TASK
Count how many lines below contain the word "this", then give that number alone.

Code that draws figures
#####
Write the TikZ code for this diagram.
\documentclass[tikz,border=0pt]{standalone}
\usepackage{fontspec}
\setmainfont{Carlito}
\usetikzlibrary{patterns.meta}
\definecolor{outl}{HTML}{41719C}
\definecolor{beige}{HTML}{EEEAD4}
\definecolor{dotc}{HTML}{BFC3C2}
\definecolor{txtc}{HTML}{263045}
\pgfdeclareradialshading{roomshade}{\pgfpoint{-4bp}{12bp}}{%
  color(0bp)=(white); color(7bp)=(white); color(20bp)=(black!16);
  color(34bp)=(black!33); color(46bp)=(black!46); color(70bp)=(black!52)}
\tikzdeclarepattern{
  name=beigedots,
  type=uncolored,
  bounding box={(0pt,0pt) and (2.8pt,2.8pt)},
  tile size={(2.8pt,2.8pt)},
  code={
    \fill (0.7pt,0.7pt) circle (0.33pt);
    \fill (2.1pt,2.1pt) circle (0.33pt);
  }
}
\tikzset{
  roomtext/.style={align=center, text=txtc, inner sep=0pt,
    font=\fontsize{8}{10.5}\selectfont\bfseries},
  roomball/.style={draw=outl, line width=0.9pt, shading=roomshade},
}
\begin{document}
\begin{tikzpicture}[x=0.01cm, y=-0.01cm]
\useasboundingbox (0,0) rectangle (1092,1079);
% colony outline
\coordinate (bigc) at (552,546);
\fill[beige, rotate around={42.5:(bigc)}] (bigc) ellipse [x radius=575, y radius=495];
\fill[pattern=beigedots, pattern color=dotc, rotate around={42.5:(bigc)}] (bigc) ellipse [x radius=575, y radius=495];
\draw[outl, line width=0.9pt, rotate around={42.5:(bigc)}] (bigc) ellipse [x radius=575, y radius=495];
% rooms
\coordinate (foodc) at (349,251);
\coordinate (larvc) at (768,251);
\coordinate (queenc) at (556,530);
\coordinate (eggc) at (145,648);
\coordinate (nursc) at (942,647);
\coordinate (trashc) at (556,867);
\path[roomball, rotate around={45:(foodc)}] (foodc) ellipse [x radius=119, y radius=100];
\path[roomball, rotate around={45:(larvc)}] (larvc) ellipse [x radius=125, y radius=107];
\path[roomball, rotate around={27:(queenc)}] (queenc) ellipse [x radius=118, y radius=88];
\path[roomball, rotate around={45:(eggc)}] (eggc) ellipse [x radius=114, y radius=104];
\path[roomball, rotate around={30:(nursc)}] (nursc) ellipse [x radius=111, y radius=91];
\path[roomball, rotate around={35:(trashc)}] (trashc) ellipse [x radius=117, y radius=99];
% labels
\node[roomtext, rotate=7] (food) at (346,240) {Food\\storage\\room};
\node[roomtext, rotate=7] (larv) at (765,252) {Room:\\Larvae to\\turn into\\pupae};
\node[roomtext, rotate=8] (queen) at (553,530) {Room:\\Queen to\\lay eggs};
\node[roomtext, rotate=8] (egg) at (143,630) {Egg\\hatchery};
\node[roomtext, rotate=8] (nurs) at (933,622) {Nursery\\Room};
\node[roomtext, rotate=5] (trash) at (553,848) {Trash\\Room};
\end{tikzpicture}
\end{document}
#####
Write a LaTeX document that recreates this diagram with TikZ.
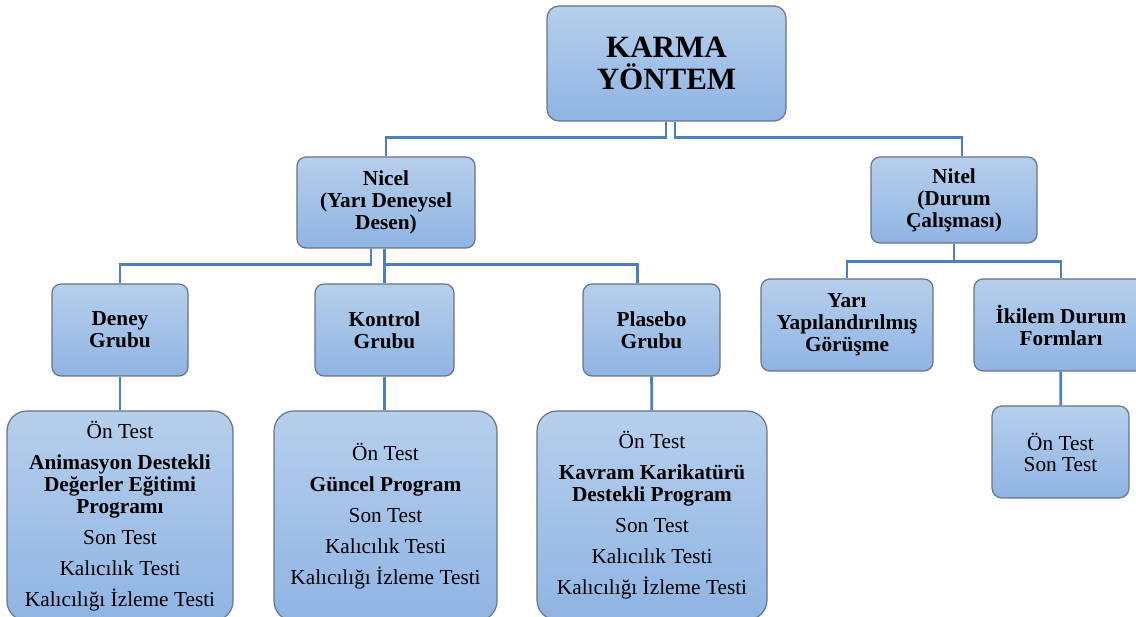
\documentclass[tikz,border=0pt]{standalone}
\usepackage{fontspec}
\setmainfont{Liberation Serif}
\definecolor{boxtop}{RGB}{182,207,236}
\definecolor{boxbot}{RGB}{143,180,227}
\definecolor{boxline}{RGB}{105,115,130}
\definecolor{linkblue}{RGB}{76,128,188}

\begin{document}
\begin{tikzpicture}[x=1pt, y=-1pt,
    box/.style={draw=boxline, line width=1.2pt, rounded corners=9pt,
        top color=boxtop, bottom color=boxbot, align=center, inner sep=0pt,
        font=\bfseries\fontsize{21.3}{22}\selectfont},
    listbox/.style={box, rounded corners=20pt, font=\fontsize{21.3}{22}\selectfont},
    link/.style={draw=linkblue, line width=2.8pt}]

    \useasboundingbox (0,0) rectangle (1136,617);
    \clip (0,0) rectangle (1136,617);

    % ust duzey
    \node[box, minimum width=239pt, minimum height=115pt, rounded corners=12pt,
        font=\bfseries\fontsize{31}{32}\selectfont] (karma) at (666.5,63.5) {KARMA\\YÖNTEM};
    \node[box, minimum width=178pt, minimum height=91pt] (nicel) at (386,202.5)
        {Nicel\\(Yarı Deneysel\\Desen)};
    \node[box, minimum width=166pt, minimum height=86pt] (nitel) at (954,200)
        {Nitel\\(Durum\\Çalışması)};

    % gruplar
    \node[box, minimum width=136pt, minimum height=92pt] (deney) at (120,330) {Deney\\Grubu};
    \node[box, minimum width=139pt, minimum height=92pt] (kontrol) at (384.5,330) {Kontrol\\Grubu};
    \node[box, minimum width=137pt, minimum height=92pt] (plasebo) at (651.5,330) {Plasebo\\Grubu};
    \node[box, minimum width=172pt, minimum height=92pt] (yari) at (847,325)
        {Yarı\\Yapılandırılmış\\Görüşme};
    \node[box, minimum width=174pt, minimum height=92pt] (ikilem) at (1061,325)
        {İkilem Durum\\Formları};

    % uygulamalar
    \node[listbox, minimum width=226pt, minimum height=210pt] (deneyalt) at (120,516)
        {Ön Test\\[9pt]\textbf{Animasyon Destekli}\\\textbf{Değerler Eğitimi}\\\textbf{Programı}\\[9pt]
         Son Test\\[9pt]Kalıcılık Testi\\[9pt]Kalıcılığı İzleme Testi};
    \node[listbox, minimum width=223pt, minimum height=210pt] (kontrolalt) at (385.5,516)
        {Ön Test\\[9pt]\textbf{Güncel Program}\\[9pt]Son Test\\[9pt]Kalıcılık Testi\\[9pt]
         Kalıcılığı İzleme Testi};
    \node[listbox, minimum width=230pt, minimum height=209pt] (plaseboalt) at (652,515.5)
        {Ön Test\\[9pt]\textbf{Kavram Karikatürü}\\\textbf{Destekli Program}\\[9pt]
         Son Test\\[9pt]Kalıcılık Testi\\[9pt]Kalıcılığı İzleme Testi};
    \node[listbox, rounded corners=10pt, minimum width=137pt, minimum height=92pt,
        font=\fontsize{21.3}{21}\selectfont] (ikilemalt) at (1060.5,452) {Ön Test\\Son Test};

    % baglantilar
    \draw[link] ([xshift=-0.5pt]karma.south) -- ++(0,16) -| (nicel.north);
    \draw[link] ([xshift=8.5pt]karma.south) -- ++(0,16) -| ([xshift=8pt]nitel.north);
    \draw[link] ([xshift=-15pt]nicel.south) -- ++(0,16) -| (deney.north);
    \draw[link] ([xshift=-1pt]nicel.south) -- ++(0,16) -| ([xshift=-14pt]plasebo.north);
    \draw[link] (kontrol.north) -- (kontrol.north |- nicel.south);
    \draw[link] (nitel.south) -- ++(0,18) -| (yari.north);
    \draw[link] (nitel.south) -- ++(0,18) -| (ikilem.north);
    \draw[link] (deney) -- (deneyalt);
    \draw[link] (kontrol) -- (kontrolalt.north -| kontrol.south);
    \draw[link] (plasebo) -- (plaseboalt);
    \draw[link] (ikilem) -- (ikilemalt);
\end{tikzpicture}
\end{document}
#####
RESPONSE
2